MATERIAL =>
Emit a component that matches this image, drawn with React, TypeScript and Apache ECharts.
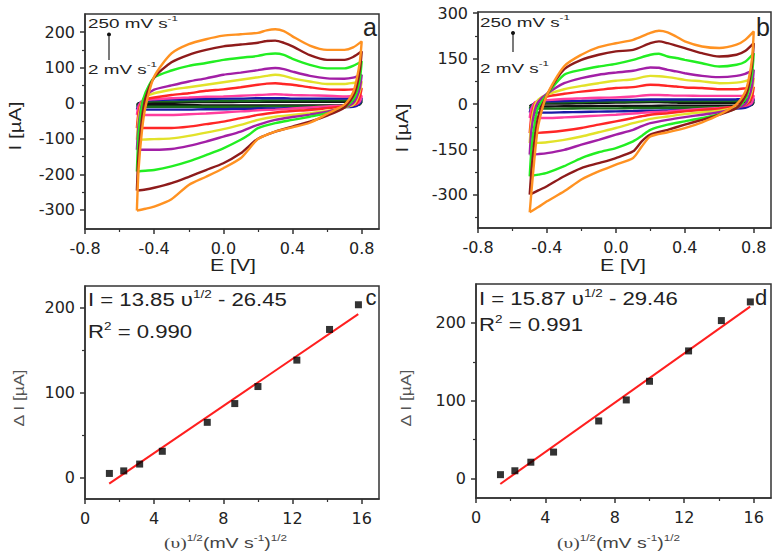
import React, { useEffect, useRef } from "react";
import * as echarts from "echarts";

// ---------- DATA ----------
const scanRates = [2, 5, 10, 20, 50, 75, 100, 150, 200, 250]; // mV s-1
const curveColors = ["#111111", "#1c6e1c", "#1a1aa8", "#ff3d9e", "#ff2626", "#e2e22a", "#a21fa6", "#22ee22", "#8e1b1b", "#ff9222"];

// potential grid (V) for the forward (anodic) and reverse (cathodic) sweeps
const eAnodic = [-0.5, -0.49, -0.47, -0.45, -0.4, -0.3, -0.2, -0.1, 0, 0.1, 0.2, 0.25, 0.3, 0.35, 0.4, 0.5, 0.6, 0.7, 0.75, 0.8];
const eCathodic = [0.8, 0.79, 0.77, 0.75, 0.7, 0.6, 0.5, 0.4, 0.3, 0.2, 0.15, 0.1, 0, -0.1, -0.2, -0.3, -0.4, -0.45, -0.5];

// panel a currents (µA), one row per scan rate
const aAnodic = [
  [-5, 0, 1, 2, 2, 2, 3, 3, 3, 4, 4, 4, 4, 4, 4, 4, 4, 4, 5, 5],
  [-10, -2, 3, 4, 5, 5, 6, 6, 7, 7, 7, 8, 8, 8, 8, 8, 8, 8, 9, 10],
  [-18, -5, 6, 8, 9, 10, 11, 12, 13, 13, 14, 14, 14, 14, 13, 13, 13, 13, 14, 15],
  [-33, -8, 6, 9, 11, 14, 16, 18, 19, 21, 23, 24, 25, 24, 23, 22, 21, 19, 20, 21],
  [-70, -25, 5, 11, 16, 23, 28, 35, 39, 45, 52, 55, 56, 54, 52, 45, 39, 38, 39, 42],
  [-103, -40, 5, 18, 28, 38, 45, 52, 59, 66, 73, 77, 80, 77, 70, 61, 54, 54, 57, 61],
  [-131, -60, 0, 20, 38, 50, 61, 70, 80, 86, 93, 97, 99, 96, 89, 77, 70, 69, 72, 80],
  [-192, -85, -5, 30, 72, 92, 105, 113, 122, 128, 133, 138, 140, 136, 125, 108, 98, 98, 105, 118],
  [-246, -140, -40, 15, 72, 115, 136, 150, 160, 165, 170, 175, 176, 170, 160, 135, 122, 122, 130, 146],
  [-302, -185, -75, -10, 75, 140, 166, 180, 190, 194, 198, 205, 208, 203, 188, 162, 150, 150, 157, 174],
];
const aCathodic = [
  [5, -3, -5, -6, -6, -6, -6, -6, -6, -6, -6, -6, -6, -6, -5, -5, -5, -5, -5],
  [10, -2, -6, -7, -8, -8, -9, -9, -9, -10, -10, -10, -10, -10, -10, -10, -10, -10, -10],
  [15, 0, -8, -10, -11, -12, -13, -14, -15, -15, -16, -16, -17, -17, -18, -18, -18, -18, -18],
  [21, 5, -3, -5, -7, -9, -12, -15, -18, -20, -22, -23, -26, -29, -31, -33, -33, -33, -33],
  [42, 20, 0, -5, -9, -14, -19, -22, -26, -33, -38, -42, -52, -59, -66, -70, -70, -70, -70],
  [61, 35, 8, -5, -12, -22, -28, -33, -38, -47, -54, -61, -73, -83, -92, -99, -101, -102, -103],
  [80, 45, 15, 0, -12, -24, -32, -39, -47, -61, -70, -80, -94, -108, -120, -129, -131, -131, -131],
  [118, 70, 30, 10, -12, -28, -38, -47, -56, -70, -88, -103, -127, -146, -164, -178, -188, -190, -192],
  [146, 95, 45, 20, -12, -35, -52, -66, -80, -100, -120, -141, -169, -188, -207, -225, -238, -243, -246],
  [174, 120, 65, 30, -4, -30, -55, -68, -80, -101, -128, -155, -183, -207, -230, -270, -291, -297, -302],
];

// panel b currents (µA)
const bAnodic = [
  [-8, -3, 0, 1, 2, 2, 3, 4, 5, 6, 7, 7, 6, 5, 4, 4, 4, 4, 5, 6],
  [-15, -5, 2, 4, 5, 6, 7, 8, 8, 9, 10, 10, 10, 10, 10, 10, 10, 10, 11, 12],
  [-28, -10, 5, 8, 9, 10, 11, 12, 13, 14, 15, 15, 15, 15, 15, 15, 15, 16, 17, 18],
  [-46, -15, 6, 10, 13, 17, 19, 21, 22, 25, 30, 30, 29, 28, 28, 27, 27, 27, 27, 28],
  [-96, -40, 0, 12, 25, 34, 41, 47, 53, 56, 64, 63, 60, 58, 55, 53, 49, 49, 52, 56],
  [-129, -60, -5, 15, 31, 49, 60, 69, 77, 82, 93, 92, 89, 85, 80, 75, 69, 71, 76, 86],
  [-167, -85, -20, 8, 34, 69, 86, 97, 104, 110, 121, 120, 113, 108, 102, 93, 89, 93, 100, 113],
  [-238, -150, -60, -10, 32, 97, 113, 124, 133, 146, 163, 166, 157, 152, 146, 135, 124, 130, 140, 168],
  [-299, -220, -110, -40, 30, 115, 146, 163, 174, 179, 201, 207, 201, 193, 185, 168, 157, 163, 175, 201],
  [-357, -290, -165, -70, 30, 125, 163, 188, 201, 212, 235, 242, 237, 223, 207, 190, 185, 196, 212, 240],
];
const bCathodic = [
  [6, -2, -4, -5, -5, -5, -5, -5, -5, -6, -6, -6, -6, -6, -7, -7, -8, -8, -8],
  [12, 0, -6, -8, -9, -10, -11, -12, -12, -13, -13, -13, -14, -14, -14, -15, -15, -15, -15],
  [18, 2, -8, -12, -15, -18, -19, -20, -21, -22, -22, -23, -24, -25, -26, -27, -28, -28, -28],
  [28, 5, -3, -6, -9, -13, -16, -20, -24, -27, -29, -31, -35, -38, -41, -44, -46, -46, -46],
  [56, 25, 5, -3, -8, -15, -19, -24, -30, -35, -40, -46, -57, -68, -79, -87, -93, -95, -96],
  [86, 45, 12, 0, -10, -22, -27, -33, -41, -49, -56, -63, -79, -93, -107, -118, -126, -128, -129],
  [113, 60, 20, 0, -13, -27, -35, -43, -52, -63, -73, -85, -101, -118, -134, -151, -162, -165, -167],
  [168, 100, 45, 15, -13, -33, -46, -57, -68, -85, -105, -123, -145, -159, -178, -205, -227, -233, -238],
  [201, 130, 60, 25, -13, -35, -52, -68, -85, -101, -123, -156, -178, -195, -211, -238, -271, -285, -299],
  [240, 150, 80, 40, 0, -35, -60, -79, -93, -107, -140, -178, -200, -222, -249, -288, -321, -340, -357],
];

// panels c and d: peak current vs square root of scan rate
const sqrtRate = [1.41, 2.24, 3.16, 4.47, 7.07, 8.66, 10.0, 12.25, 14.14, 15.81];
const deltaC = [5, 8, 16, 31, 65, 87, 107, 138, 174, 203];
const deltaD = [5, 10, 21, 34, 74, 101, 125, 164, 203, 227];
const fitX = [1.4, 15.8];
const fitC = [-7, 192];
const fitD = [-7, 221];

// tick values
const eTicks = [-0.8, -0.4, 0, 0.4, 0.8];
const eMinor = [-0.6, -0.2, 0.2, 0.6];
const aYTicks = [-300, -200, -100, 0, 100, 200];
const aYMinor = [-250, -150, -50, 50, 150];
const bYTicks = [-300, -150, 0, 150, 300];
const bYMinor = [-375, -225, -75, 75, 225];
const rTicks = [0, 4, 8, 12, 16];
const rMinor = [2, 6, 10, 14];
const dIYTicks = [0, 100, 200];
const dIYMinor = [50, 150];

// ---------- STYLE HELPERS ----------
const AX = "#333";
const TICK_FONT = "DejaVu Sans";
const SANS = "Liberation Sans";
const SERIF = "Liberation Serif";

function axisPair(kind: "x" | "y", grid: number, min: number, max: number, majors: number[], minors: number[], fmt: (v: number) => string) {
  const pos = kind === "x" ? "bottom" : "left";
  const main: any = {
    type: "value", gridIndex: grid, min, max, position: pos,
    axisLine: { show: true, onZero: false, lineStyle: { color: AX, width: 1.5 } },
    axisTick: { show: true, length: 5, customValues: majors, lineStyle: { color: AX, width: 1.5 } },
    axisLabel: { show: true, customValues: majors, formatter: fmt, fontFamily: TICK_FONT, fontSize: 16, color: "#222", margin: kind === "x" ? 11 : 10 },
    splitLine: { show: false },
  };
  const minor: any = {
    type: "value", gridIndex: grid, min, max, position: pos,
    axisLine: { show: false, onZero: false },
    axisTick: { show: true, length: 3, customValues: minors, lineStyle: { color: AX, width: 1.2 } },
    axisLabel: { show: false },
    splitLine: { show: false },
  };
  return [main, minor];
}

const f1 = (v: number) => v.toFixed(1);
const f0 = (v: number) => String(Math.round(v));

function cvSeries(panel: number, anod: number[][], cath: number[][]) {
  return scanRates.map((rate, i) => ({
    type: "line",
    name: `${rate} mV/s`,
    xAxisIndex: panel * 2,
    yAxisIndex: panel * 2,
    symbol: "none",
    smooth: 0.25,
    z: 2 + i,
    lineStyle: { color: curveColors[i], width: 2.4 },
    data: eAnodic.map((e, k) => [e, anod[i][k]]).concat(eCathodic.map((e, k) => [e, cath[i][k]])),
  }));
}

function fitSeries(panel: number, ys: number[], fit: number[]) {
  return [
    {
      type: "line", xAxisIndex: panel * 2, yAxisIndex: panel * 2, symbol: "none", z: 3,
      lineStyle: { color: "#ff1f1f", width: 2 },
      data: fitX.map((x, i) => [x, fit[i]]),
    },
    {
      type: "scatter", xAxisIndex: panel * 2, yAxisIndex: panel * 2, symbol: "rect", symbolSize: 7, z: 4,
      itemStyle: { color: "#000" },
      data: sqrtRate.map((x, i) => [x, ys[i]]),
    },
  ];
}

function supText(x: number, y: number, text: string, size: number, scaleX: number, fill = "#222", family = SANS): any {
  return {
    type: "text", x, y, scaleX,
    style: {
      text, fill, align: "left", verticalAlign: "middle",
      rich: {
        n: { fontSize: size, fontFamily: family, lineHeight: size + 4, fill },
        p: { fontSize: size, fontFamily: SERIF, lineHeight: size + 4, fill },
        s: { fontSize: Math.round(size * 0.62), fontFamily: family, verticalAlign: "top", lineHeight: Math.round(size * 0.62) + 1, fill },
      },
    },
  };
}

function plainText(x: number, y: number, text: string, size: number, opts: any = {}): any {
  return {
    type: "text", x, y, rotation: opts.rotation || 0, scaleX: opts.scaleX || 1,
    style: { text, fill: opts.fill || "#222", fontSize: size, fontFamily: opts.family || SANS, align: "center", verticalAlign: "middle" },
  };
}

function arrow(x: number, yTop: number, yBottom: number): any[] {
  return [
    { type: "line", shape: { x1: x, y1: yBottom, x2: x, y2: yTop + 2 }, style: { stroke: "#222", lineWidth: 1.2 } },
    { type: "circle", shape: { cx: x, cy: yTop, r: 2 }, style: { fill: "#111" } },
  ];
}

export default function App() {
  const ref = useRef<HTMLDivElement>(null);
  useEffect(() => {
    document.body.style.margin = "0";
    if (!ref.current) return;
    const chart = echarts.init(ref.current, undefined, { renderer: "svg" });
    const gridStyle = { show: true, borderColor: AX, borderWidth: 1.5, backgroundColor: "transparent" };
    const [ax0, ax0m] = axisPair("x", 0, -0.8, 0.9, eTicks, eMinor, f1);
    const [ay0, ay0m] = axisPair("y", 0, -354, 251, aYTicks, aYMinor, f0);
    const [ax1, ax1m] = axisPair("x", 1, -0.8, 0.9, eTicks, eMinor, f1);
    const [ay1, ay1m] = axisPair("y", 1, -409, 304, bYTicks, bYMinor, f0);
    const [ax2, ax2m] = axisPair("x", 2, 0, 17, rTicks, rMinor, f0);
    const [ay2, ay2m] = axisPair("y", 2, -25, 225, dIYTicks, dIYMinor, f0);
    const [ax3, ax3m] = axisPair("x", 3, 0, 17, rTicks, rMinor, f0);
    const [ay3, ay3m] = axisPair("y", 3, -25, 250, dIYTicks, dIYMinor, f0);

    const graphicEls: any[] = [
      // panel a annotations
      supText(88, 23, "{n|250 mV s}{s|-1}", 13, 1.45),
      supText(88, 69, "{n|2 mV s}{s|-1}", 13, 1.45),
      ...arrow(109, 34.5, 60),
      plainText(370, 27, "a", 25),
      plainText(233, 265, "E [V]", 17, { scaleX: 1.25 }),
      plainText(15, 126, "I [µA]", 17, { rotation: Math.PI / 2, scaleX: 1.22 }),
      // panel b annotations
      supText(480, 22, "{n|250 mV s}{s|-1}", 13, 1.45),
      supText(480, 68, "{n|2 mV s}{s|-1}", 13, 1.45),
      ...arrow(513, 33, 52),
      plainText(763, 27, "b", 25),
      plainText(623, 265, "E [V]", 17, { scaleX: 1.25 }),
      plainText(402, 128, "I [µA]", 17, { rotation: Math.PI / 2, scaleX: 1.22 }),
      // panel c annotations
      supText(88, 300, "{n|I = 13.85 υ}{s|1/2}{n| - 26.45}", 18, 1.23),
      supText(88, 332, "{n|R}{s|2}{n| = 0.990}", 18, 1.23),
      plainText(371, 297, "c", 22),
      plainText(18, 398, "Δ I [µA]", 15, { rotation: Math.PI / 2, scaleX: 1.17, fill: "#555" }),
      supText(164, 543, "{p|(υ)}{s|1/2}{n|(mV s}{s|-1}{n|)}{s|1/2}", 15, 1.3, "#444"),
      // panel d annotations
      supText(479, 299, "{n|I = 15.87 υ}{s|1/2}{n| - 29.46}", 18, 1.23),
      supText(479, 325, "{n|R}{s|2}{n| = 0.991}", 18, 1.23),
      plainText(761, 297, "d", 22),
      plainText(405, 398, "Δ I [µA]", 15, { rotation: Math.PI / 2, scaleX: 1.17, fill: "#555" }),
      supText(557, 543, "{p|(υ)}{s|1/2}{n|(mV s}{s|-1}{n|)}{s|1/2}", 15, 1.3, "#444"),
    ];

    chart.setOption({
      animation: false,
      backgroundColor: "#fff",
      grid: [
        { left: 85, top: 14, width: 294, height: 215, ...gridStyle },
        { left: 478, top: 12, width: 293, height: 216, ...gridStyle },
        { left: 85, top: 286, width: 294, height: 213, ...gridStyle },
        { left: 476, top: 284, width: 295, height: 214, ...gridStyle },
      ],
      xAxis: [ax0, ax0m, ax1, ax1m, ax2, ax2m, ax3, ax3m],
      yAxis: [ay0, ay0m, ay1, ay1m, ay2, ay2m, ay3, ay3m],
      series: [
        ...cvSeries(0, aAnodic, aCathodic),
        ...cvSeries(1, bAnodic, bCathodic),
        ...fitSeries(2, deltaC, fitC),
        ...fitSeries(3, deltaD, fitD),
      ],
      graphic: { elements: graphicEls },
    });
    return () => chart.dispose();
  }, []);
  return <div ref={ref} style={{ width: 783, height: 560 }} />;
}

WRITTEN EXERCISE => Check each line of the data above for the string "React" and report only how many lines have it.

REPLY TO THE EXERCISE => 2